Now, the extracted photon flux from the structure is:

$$\phi_{0} = \eta_{e} \phi = \eta_{e} (\eta_{\text{int}} i/e)$$

(32)

where, the extraction efficiency specifies how much of the internal photon flux is transmitted out of the structure. A single quantum efficiency that accommodates both η_e and η_int is the external quantum efficiency η_ext:

$$\eta_{\text{ext}} \equiv \eta_{\text{e}} \eta_{\text{int}}$$

(33)

So, the LED output optical power P₀:

$$P_{0} = h\upsilon \phi_{0} = \eta_{\text{ext}} h\upsilon i/e$$

(34)

Equation (34) is used to calculate the output power of LED versus injected current.

1. C.

   Current Voltage

The diode equation gives an expression for the current through a diode as a function of voltage. For a practical diode, expressed as:

$$I = I_{0} ({\text{e}}^{{\frac{qv}{nkt}}} - 1)$$

(35)

where, I is the net current flowing through the diode; I₀ is dark saturation current or the diode leakage current density in the absence of output light, v is applied voltage across the terminals of the diode, q is absolute value of electron charge, k is Boltzmann’s constant, t is absolute temperature (K) and n is ideality factor—a number between 1 and 2—which typically increases as the current decreases.

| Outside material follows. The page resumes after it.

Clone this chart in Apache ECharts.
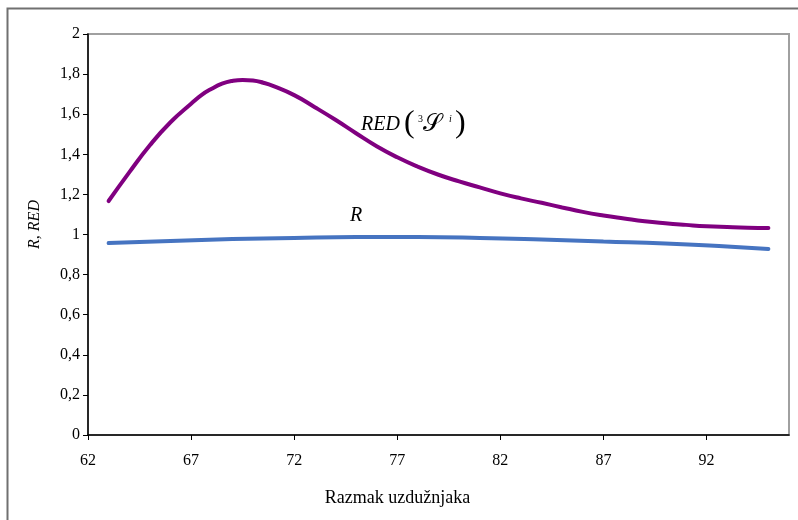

The dark saturation current (I₀) is an extremely important parameter which differentiates one diode from another. I₀ is a measure of the non-radiative recombination process in a device. A diode with a larger non-radiative recombination rate will have a larger I₀. The dark saturation current and the ideality factor (n) are declared by diode specification documents and different values at various operated conditions defined by diode manufacture which can be used on the expression.